I am studying Kechris' proof of the Cantor-Bendixson theorem (from his "DST bible", I. 6.B (6.4)). The theorem says the following:
Let $(X,\tau)$ be a Polish (i.e. separable, completely metrisable) space. There exists a perfect set $P$ and a countable set $C$ such that $X = P \cup C$.
A point $x \in X$ is a limit point of $A \subset X$ if every open set $U \ni x$ contains some $y \in A$ such that $y \neq x$.
A condensation point satisfies that each of its open neighbourhoods is uncountable.
Kechris proposes to choose the set of condensation points in $X$ as the perfect set $P$. In order to show that $P$ has no isolated points, he takes some $x \in P$ and some open set $U$ containing $x$. Now, $U$ is uncountable since $x$ is a condensation point. So it suffices to show that $U$ contains some condensation point other than $x$. Now, Kechris simply mentions that
[since] $U$ is uncountable, […] it contains uncountably many condensation points
from which he easily deduces that $U \cap P$ is non-empty (even uncountable), which completes the proof of existence.

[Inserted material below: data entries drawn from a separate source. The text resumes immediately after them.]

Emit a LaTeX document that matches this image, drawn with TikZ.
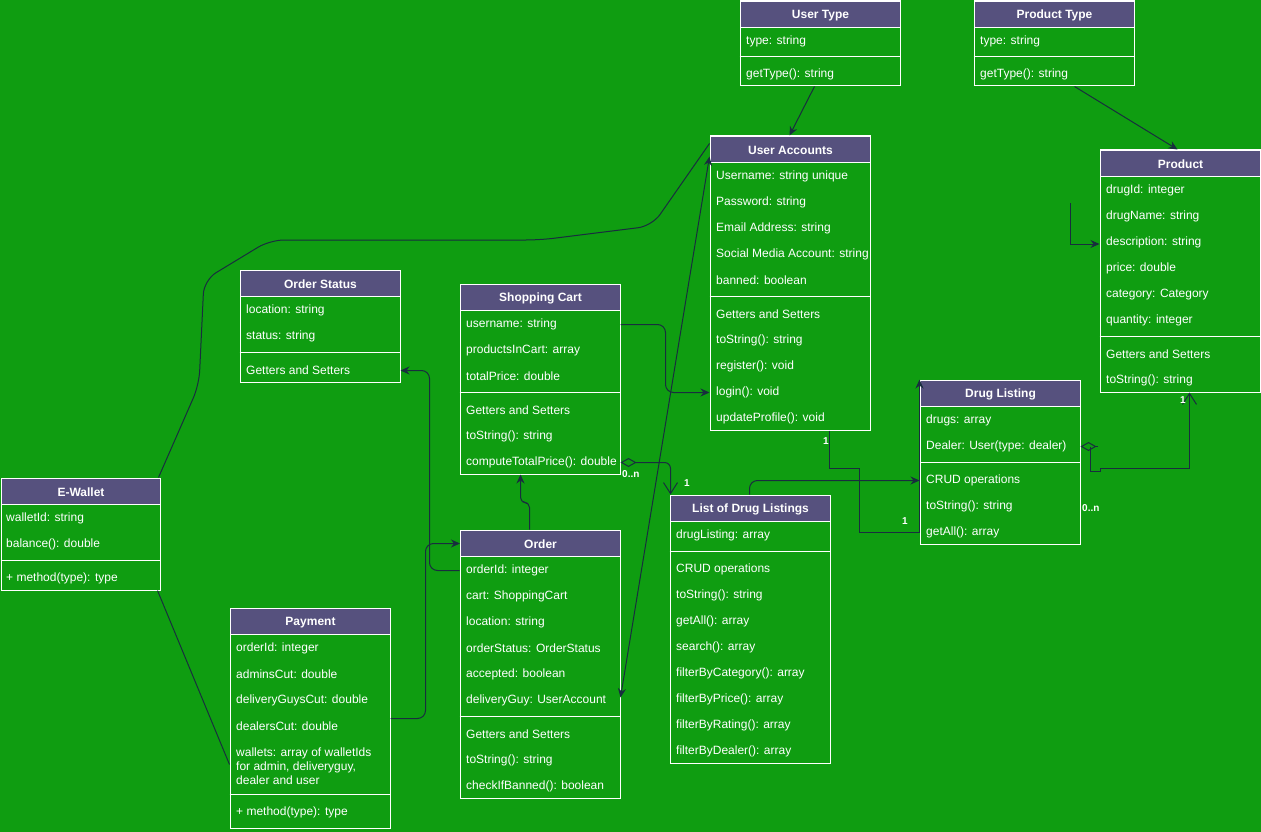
\documentclass[tikz,border=0pt]{standalone}
\usepackage{fontspec}
\setmainfont{Liberation Sans}
\usetikzlibrary{arrows.meta,calc}

\definecolor{bgc}{HTML}{0F9D11}
\definecolor{headc}{HTML}{56517E}
\definecolor{linkc}{HTML}{182E3E}

\tikzset{
  classframe/.style={draw=white, line width=1pt, inner sep=0pt},
  classhead/.style={draw=white, fill=headc, line width=1pt, inner sep=0pt,
    minimum height=26pt},
  headtext/.style={inner sep=0pt, text=white, font=\fontsize{12}{14}\selectfont\bfseries},
  rowtext/.style={anchor=west, inner sep=0pt, text=white, yshift=-1.5pt,
    font=\fontsize{12}{14}\selectfont, align=left},
  sepline/.style={draw=white, line width=1pt},
  link/.style={draw=linkc, line width=1pt},
  mult/.style={inner sep=0pt, text=white, font=\fontsize{10}{12}\selectfont\bfseries},
  headfill/.tip={Stealth[length=9pt,width=8pt]},
  headopen/.tip={Straight Barb[length=11pt,width=14pt]},
  aggr/.tip={Diamond[open,length=16pt,width=9pt]},
}

% class box: name, left, top, right, bottom, title
\newcommand{\umlbox}[6]{%
  \node[classframe, minimum width={(#4-#2)*1pt}, minimum height={(#5-#3)*1pt}]
    (#1) at ({(#2+#4)/2},{(#3+#5)/2}) {};
  \node[classhead, minimum width={(#4-#2)*1pt}, anchor=north west] (#1-h) at (#2,#3) {};
  \node[headtext] (#1-t) at ([yshift=-1pt]#1-h.center) {#6};
}
% compartment row: name, x, y, text
\newcommand{\umlrow}[4]{\node[rowtext] (#1) at (#2,#3) {#4};}
% compartment separator: box name, y
\newcommand{\umlsep}[2]{\draw[sepline] (#1.west |- 0,#2) -- (#1.east |- 0,#2);}

\begin{document}
\begin{tikzpicture}[x=1pt,y=-1pt]
\useasboundingbox (0,0) rectangle (1261,832);
\fill[bgc] (0,0) rectangle (1261,832);

% ---------- User Type ----------
\umlbox{ut}{740}{1}{900}{86}{User Type}
\umlrow{ut-1}{746}{40}{type: string}
\umlsep{ut}{57}
\umlrow{ut-2}{746}{73}{getType(): string}

% ---------- Product Type ----------
\umlbox{pt}{974}{1}{1134}{86}{Product Type}
\umlrow{pt-1}{980}{40}{type: string}
\umlsep{pt}{57}
\umlrow{pt-2}{980}{73}{getType(): string}

% ---------- User Accounts ----------
\umlbox{ua}{710}{136}{870}{430}{User Accounts}
\umlrow{ua-1}{716}{175}{Username: string unique}
\umlrow{ua-2}{716}{201}{Password: string}
\umlrow{ua-3}{716}{227}{Email Address: string}
\umlrow{ua-4}{716}{253}{Social Media Account: string}
\umlrow{ua-5}{716}{279}{banned: boolean}
\umlsep{ua}{296}
\umlrow{ua-6}{716}{313}{Getters and Setters}
\umlrow{ua-7}{716}{339}{toString(): string}
\umlrow{ua-8}{716}{365}{register(): void}
\umlrow{ua-9}{716}{391}{login(): void}
\umlrow{ua-10}{716}{417}{updateProfile(): void}

% ---------- Product ----------
\umlbox{prod}{1100}{150}{1260}{392}{Product}
\umlrow{prod-1}{1106}{189}{drugId: integer}
\umlrow{prod-2}{1106}{215}{drugName: string}
\umlrow{prod-3}{1106}{241}{description: string}
\umlrow{prod-4}{1106}{267}{price: double}
\umlrow{prod-5}{1106}{293}{category: Category}
\umlrow{prod-6}{1106}{319}{quantity: integer}
\umlsep{prod}{336}
\umlrow{prod-7}{1106}{353}{Getters and Setters}
\umlrow{prod-8}{1106}{379}{toString(): string}

% ---------- Order Status ----------
\umlbox{os}{240}{270}{400}{382}{Order Status}
\umlrow{os-1}{246}{309}{location: string}
\umlrow{os-2}{246}{335}{status: string}
\umlsep{os}{352}
\umlrow{os-3}{246}{369}{Getters and Setters}

% ---------- Shopping Cart ----------
\umlbox{sc}{460}{284}{620}{474}{Shopping Cart}
\umlrow{sc-1}{466}{323}{username: string}
\umlrow{sc-2}{466}{349}{productsInCart: array}
\umlrow{sc-3}{466}{375}{totalPrice: double}
\umlsep{sc}{392}
\umlrow{sc-4}{466}{409}{Getters and Setters}
\umlrow{sc-5}{466}{435}{toString(): string}
\umlrow{sc-7}{466}{461}{computeTotalPrice(): double}

% ---------- Drug Listing ----------
\umlbox{dl}{920}{380}{1080}{544}{Drug Listing}
\umlrow{dl-1}{926}{419}{drugs: array}
\umlrow{dl-2}{926}{445}{Dealer: User(type: dealer)}
\umlsep{dl}{462}
\umlrow{dl-3}{926}{479}{CRUD operations}
\umlrow{dl-4}{926}{505}{toString(): string}
\umlrow{dl-5}{926}{531}{getAll(): array}

% ---------- List of Drug Listings ----------
\umlbox{ldl}{670}{495}{830}{763}{List of Drug Listings}
\umlrow{ldl-1}{676}{534}{drugListing: array}
\umlsep{ldl}{551}
\umlrow{ldl-2}{676}{568}{CRUD operations}
\umlrow{ldl-3}{676}{594}{toString(): string}
\umlrow{ldl-4}{676}{620}{getAll(): array}
\umlrow{ldl-5}{676}{646}{search(): array}
\umlrow{ldl-6}{676}{672}{filterByCategory(): array}
\umlrow{ldl-7}{676}{698}{filterByPrice(): array}
\umlrow{ldl-8}{676}{724}{filterByRating(): array}
\umlrow{ldl-9}{676}{750}{filterByDealer(): array}

% ---------- E-Wallet ----------
\umlbox{ew}{1}{478}{160}{590}{E-Wallet}
\umlrow{ew-1}{6}{517}{walletId: string}
\umlrow{ew-2}{6}{543}{balance(): double}
\umlsep{ew}{560}
\umlrow{ew-3}{6}{577}{+ method(type): type}

% ---------- Order ----------
\umlbox{ord}{460}{530}{620}{798}{Order}
\umlrow{ord-1}{466}{569}{orderId: integer}
\umlrow{ord-2}{466}{595}{cart: ShoppingCart}
\umlrow{ord-3}{466}{621}{location: string}
\umlrow{ord-4}{466}{647}{orderStatus: OrderStatus}
\umlrow{ord-5}{466}{673}{accepted: boolean}
\umlrow{ord-6}{466}{699}{deliveryGuy: UserAccount}
\umlsep{ord}{716}
\umlrow{ord-7}{466}{733}{Getters and Setters}
\umlrow{ord-8}{466}{759}{toString(): string}
\umlrow{ord-9}{466}{785}{checkIfBanned(): boolean}

% ---------- Payment ----------
\umlbox{pay}{230}{608}{390}{828}{Payment}
\umlrow{pay-1}{236}{647}{orderId: integer}
\umlrow{pay-2}{236}{673}{adminsCut: double}
\umlrow{pay-3}{236}{699}{deliveryGuysCut: double}
\umlrow{pay-4}{236}{725}{dealersCut: double}
\umlrow{pay-5}{236}{765}{wallets: array of walletIds\\for admin, deliveryguy,\\dealer and user}
\umlsep{pay}{794}
\umlrow{pay-6}{236}{811}{+ method(type): type}

% ---------- connectors ----------
\draw[link,-headfill] ([xshift=75pt]ut.south west) -- ([xshift=80pt]ua.north west);
\draw[link,-headfill] ([xshift=101pt]pt.south west) -- ([xshift=78pt]prod.north west);

\coordinate (stub) at (1070,203);
\draw[link,-headfill] (stub) |- ([yshift=-1.5pt]prod.west |- prod-3);

\draw[link,rounded corners=8pt,-headfill] (sc.east |- sc-1) -- ++(45,0) |- (ua.west |- ua-9);

\draw[link,rounded corners=6pt,aggr-headopen] (sc.east |- sc-7) -| ([xshift=1pt]ldl.north west);

\draw[link,-headfill] ([xshift=120pt]ua.south west) |- ++(30,38) |- (dl.west |- dl-5) -- (dl.north west);

\draw[link,rounded corners=8pt,-headfill] ([xshift=80pt]ldl.north west) |- (dl.west |- dl-3);

\draw[link,aggr-] (dl.east |- dl-2) -- ++(17,0);
\draw[link,-headopen] ([xshift=10pt]dl.east |- dl-2) -- ++(0,25) -- ++(10,0) -- ++(0,-3)
  -| ([xshift=90pt]prod.south west);

\draw[link,rounded corners=14pt] ([yshift=-8pt]ua.north west) -- (652,226) -- (540,240)
  -- (270,240) -- (204,280) -- (199,385) -- ([xshift=-2pt]ew.north east);

\draw[link] ([xshift=-3pt]ew.south east) -- ([yshift=2pt]pay.west |- pay-5);

\draw[link,rounded corners=8pt,-headfill] ([yshift=8pt]pay.east |- pay-4) -- ++(35,0) |- (ord-h.west);

\draw[link,rounded corners=8pt,-headfill] (ord.west |- ord-1) -- ++(-30,0) |- (os.east |- os-3);

\draw[link,rounded corners=5pt,-headfill] ([xshift=70pt]ord.north west) |- ++(-9,-27)
  -- ([xshift=61pt]sc.south west);

\draw[link,headfill-headfill] ([yshift=3pt]ord.east |- ord-6) -- ([yshift=-21pt]ua.north west);

% ---------- multiplicities ----------
\node[mult,anchor=west] (m1) at (622,474) {0..n};
\node[mult] (m2) at (687,483) {1};
\node[mult] (m3) at (826,441) {1};
\node[mult] (m4) at (905,521) {1};
\node[mult,anchor=west] (m5) at (1082,508) {0..n};
\node[mult] (m6) at (1183,400) {1};
\end{tikzpicture}
\end{document}
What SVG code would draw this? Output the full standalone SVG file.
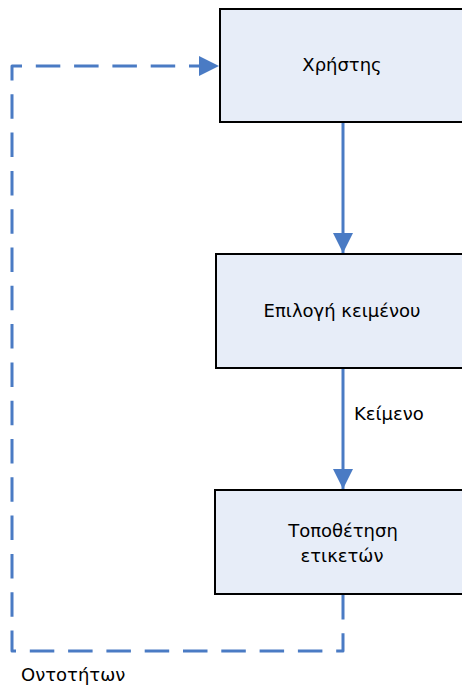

Why is this statement true?
Best Answer
$X$ is separable and metrizable, so it has a countable base $\mathscr{B}$. Let $V$ be the set of points of $X$ that are not condensation points. Each $x\in V$ has a countable open nbhd $B_x\in\mathscr{B}$, and it’s clear that $B_x\subseteq V$, so in fact $V=\bigcup\{B_x:x\in V\}$ and is countable. Take $P=X\setminus V$, the set of condensation points. Now fix $x\in P$, and let $U$ be an open nbhd of $x$; $U$ is uncountable, so $U\cap P=U\setminus V$ is also uncountable.